6:5 though it never saw the light of day nor knew anything,

yet it has more rest than that man –

Ecclesiastes 7:11

Wisdom Can Lengthen One’s Life

7:11 Wisdom, like an inheritance, is a good thing;

it benefits those who see the light of day.

Ecclesiastes 11:7

Life Should Be Enjoyed Because Death is Inevitable

11:7 Light is sweet,

and it is pleasant for a person to see the sun.


tn Heb “it never saw the sun.”

tn The word “anything” does not appear in the Hebrew text, but is supplied in the translation for clarity.

sn The Hebrew term translated rest here refers to freedom from toil, anxiety, and misery – part of the miserable misfortune that the miserly man of wealth must endure.

tn Or “Wisdom with an inheritance, is good”; or “Wisdom is as good as an inheritance.” This use of the preposition עִם (’im) may denote: (1) accompaniment: “together with,” or (2) comparison: “as good as; like; in comparison to” (HALOT 839–40 s.v. עִם; BDB 767–69 s.v. עִם). BDB 767 s.v. 1 suggests the accompaniment nuance “together with,” while HALOT 840 s.v. 2.c suggests the comparative sense “in comparison to.” The translations are also divided: “wisdom with an inheritance is good” (KJV, ASV margin, RSV, NASB, YLT); “wisdom, like an inheritance, is a good thing” (NIV); “wisdom is as good as an inheritance” (ASV, NRSV, MLB, NJPS, Moffatt); “wisdom is better than an inheritance” (NEB). Because v. 12 compares wisdom with money (i.e., an inheritance), v. 11 is probably making a comparison as well: “Wisdom, like an inheritance, is good” (7:11a) = “Wisdom provides protection, just as money provides protection” (7:12a). The “good thing” that wisdom – like an inheritance or money – provides is protection.

tn Heb “see the sun.”

tn The term “light” (הָאוֹר, haor) is used figuratively (metonymy of association) in reference to “life” (e.g., Job 3:20; 33:30; Ps 56:14). By contrast, death is described as “darkness” (e.g., Eccl 11:8; 12:6-7).

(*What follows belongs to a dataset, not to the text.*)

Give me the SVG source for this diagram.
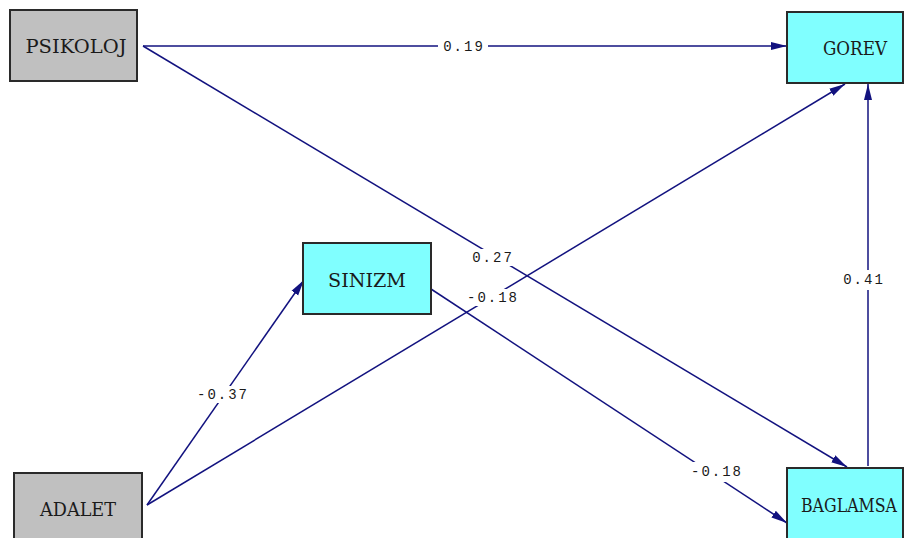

tn The Hebrew term מָתוֹק (matoq, “sweet”) is often used elsewhere in reference to honey. The point is that life is sweet and should be savored like honey.

tn Heb “to the eyes.” The term “eyes” is a synecdoche of part (i.e., eyes) for the whole person. Used with the idiom “to see the sun” (i.e., to be alive), Qoheleth is simply saying that the experience of a life is a pleasant thing that should be savored.

tn The idiom “to see the sun” (both רָאָה הָשָּׁמֶשׁ, raah hashamesh, and חָזָה הַשָּׁמֶשׁ, khazah hashamesh) is an idiom meaning “to be alive” (e.g., Ps 58:9; Eccl 6:5; 7:11; 11:7); cf. BDB 1039 s.v. שֶׁמֶשׁ 4.b. The opposite idiom, “the sun is darkened,” refers to the onset of old age and death (Eccl 12:2).